[131] The proper word would have been "beyond."

[132]

[Much we begin to doubt and much to fear
Our sight less trusting as we see more clear.]
So pleased at first the tow'ring Alps to try,
Filled with ideas of fair Italy,
The traveller beholds with cheerful eyes
The less'ning vales, and seems to tread the skies.—Pope.

The couplet between brackets is from the manuscript. The next couplet, with a variation in the first line, was transferred to the epistle to Jervas.

[133] This is, perhaps, the best simile in our language—that in which the most exact resemblance is traced between things in appearance utterly unrelated to each other.—Johnson.

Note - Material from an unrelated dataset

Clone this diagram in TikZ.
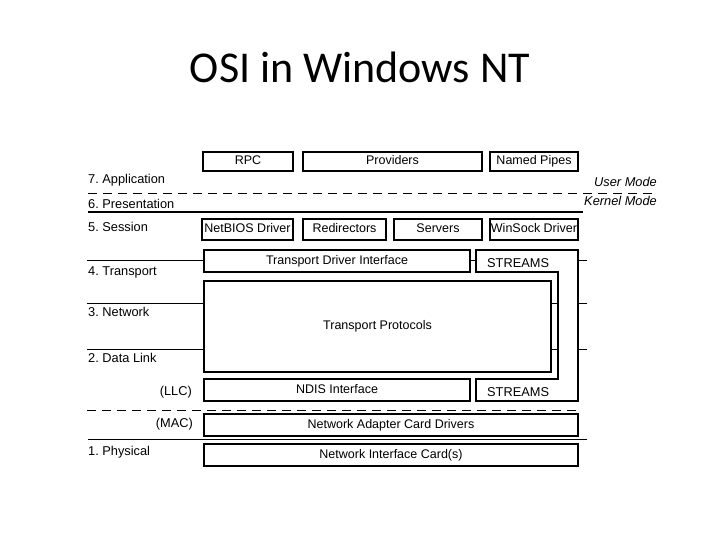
\documentclass[tikz,border=0pt]{standalone}
\usepackage{fontspec}
\setmainfont{Liberation Sans}
\newfontfamily\titlefont{Carlito}
\frenchspacing
\begin{document}
\begin{tikzpicture}[x=1pt,y=-1pt,
  lbl/.style={font=\fontsize{12.8}{14}\selectfont, inner sep=0pt},
  box/.style={draw, line width=1.2pt, font=\fontsize{12.5}{14}\selectfont, inner sep=0pt,
              text height=9pt, text depth=2.6pt},
  layer/.style={line width=0.9pt},
  modeline/.style={line width=0.9pt, dash pattern=on 9pt off 6pt},
  tick/.style={line width=0.9pt}]
\useasboundingbox (0,0) rectangle (720,540);
\fill[white] (0,0) rectangle (720,540);
% title
\node[font=\titlefont\fontsize{44}{50}\selectfont, anchor=base, inner sep=0pt] (title) at (360,83) {OSI in Windows NT};
% top row boxes
\node[box, minimum width=90pt, minimum height=19pt] (rpc) at (248,161.5) {RPC};
\node[box, minimum width=179pt, minimum height=19pt] (prov) at (392.5,161.5) {Providers};
\node[box, minimum width=88pt, minimum height=19pt] (pipes) at (534,161.5) {Named Pipes};
% session row boxes
\node[box, minimum width=91pt, minimum height=21pt] (netbios) at (247.5,229.5) {NetBIOS Driver};
\node[box, minimum width=83pt, minimum height=21pt] (redir) at (344.5,229.5) {Redirectors};
\node[box, minimum width=88pt, minimum height=21pt] (servers) at (438,229.5) {Servers};
\node[box, minimum width=88pt, minimum height=21pt] (winsock) at (534,229.5) {WinSock Driver};
% transport stack
\node[box, minimum width=266pt, minimum height=22pt] (tdi) at (337,261) {Transport Driver Interface};
\node[box, minimum width=347pt, minimum height=91pt] (tp) at (377.5,326.5) {Transport Protocols};
\node[box, minimum width=266pt, minimum height=22pt] (ndis) at (337,390) {NDIS Interface};
\node[box, minimum width=374pt, minimum height=22pt] (nacd) at (391,425) {Network Adapter Card Drivers};
\node[box, minimum width=374pt, minimum height=22pt] (nic) at (391,455) {Network Interface Card(s)};
% STREAMS frame
\coordinate (s1) at (476,250);
\coordinate (s2) at (578,250);
\coordinate (s3) at (578,401);
\coordinate (s4) at (476,401);
\coordinate (s5) at (476,379);
\coordinate (s6) at (558,379);
\coordinate (s7) at (558,272);
\coordinate (s8) at (476,272);
\draw[line width=1.2pt, line join=miter] (s1) -- (s2) -- (s3) -- (s4) -- (s5) -- (s6) -- (s7) -- (s8) -- cycle;
\node[lbl, anchor=base west] (stU) at (487,267) {STREAMS};
\node[lbl, anchor=base west] (stL) at (487,396) {STREAMS};
% left labels
\node[lbl, anchor=base west] (l7) at (88,184) {7. Application};
\node[lbl, anchor=base west] (l6) at (88,208) {6. Presentation};
\node[lbl, anchor=base west] (l5) at (88,231) {5. Session};
\node[lbl, anchor=base west] (l4) at (88,275) {4. Transport};
\node[lbl, anchor=base west] (l3) at (88,316) {3. Network};
\node[lbl, anchor=base west] (l2) at (88,362) {2. Data Link};
\node[lbl, anchor=base east] (llc) at (192,395) {(LLC)};
\node[lbl, anchor=base east] (mac) at (193,427) {(MAC)};
\node[lbl, anchor=base west] (l1) at (88,455) {1. Physical};
% mode labels
\node[lbl, anchor=base east, font=\fontsize{12.8}{14}\selectfont\itshape] (umode) at (657,187) {User Mode};
\node[lbl, anchor=base east, font=\fontsize{12.8}{14}\selectfont\itshape] (kmode) at (657,206) {Kernel Mode};
% mode lines
\coordinate (ua) at (88,193); \coordinate (ub) at (657,193);
\draw[modeline] (ua) -- (ub);
\coordinate (ka) at (88,212); \coordinate (kb) at (583,212);
\draw[line width=2pt] (ka) -- (kb);
% layer lines
\coordinate (t4) at (87,260);
\draw[layer] (t4) -- (t4 -| tdi.west);
\coordinate (n3) at (87,303);
\draw[layer] (n3) -- (n3 -| tp.west);
\coordinate (d2) at (87,349);
\draw[layer] (d2) -- (d2 -| tp.west);
\coordinate (da) at (87,410); \coordinate (db) at (580,410);
\draw[modeline] (da) -- (db);
\coordinate (pa) at (88,439); \coordinate (pb) at (587,439);
\draw[layer] (pa) -- (pb);
% ticks
\draw[tick] (tdi.east |- 0,260) -- (s1 |- 0,260);
\draw[tick] (tp.east |- 0,303) -- (s7 |- 0,303);
\draw[tick] (tp.east |- 0,349) -- (s7 |- 0,349);
\coordinate (r4) at (587,260); \coordinate (r3) at (587,303); \coordinate (r2) at (587,349);
\draw[tick] (s2 |- r4) -- (r4);
\draw[tick] (s2 |- r3) -- (r3);
\draw[tick] (s2 |- r2) -- (r2);
\end{tikzpicture}
\end{document}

I will own I am not of this opinion. The simile appears evidently to have been suggested by the following one in the works of Drummond:

All as a pilgrim who the Alps doth pass,
Or Atlas' temples crowned with winter's glass,
The airy Caucasus, the Apennine,
Pyrene's cliffs where sun doth never shine,
When he some heaps of hills hath overwent,
Begins to think on rest, his journey spent,
Till mounting some tall mountain he doth find
More heights before him than he left behind.—Warton.

The simile is undoubtedly appropriate, illustrative, and eminently beautiful, but evidently copied.—Bowles.

[134] Diligenter legendum est ac pæne ad scribendi solicitudinem: nec per partes modo scrutanda sunt omnia, sed perlectus liber utique ex integro resumendus. Quint.—Pope.

[135] The Bible never descends to the mean colloquial preterites of "chid" for "did chide," or "writ" for "did write," but always uses the full-dress word "chode" and "wrote." Pope might have been happier had he read his Bible more, but assuredly he would have improved his English.—De Quincey.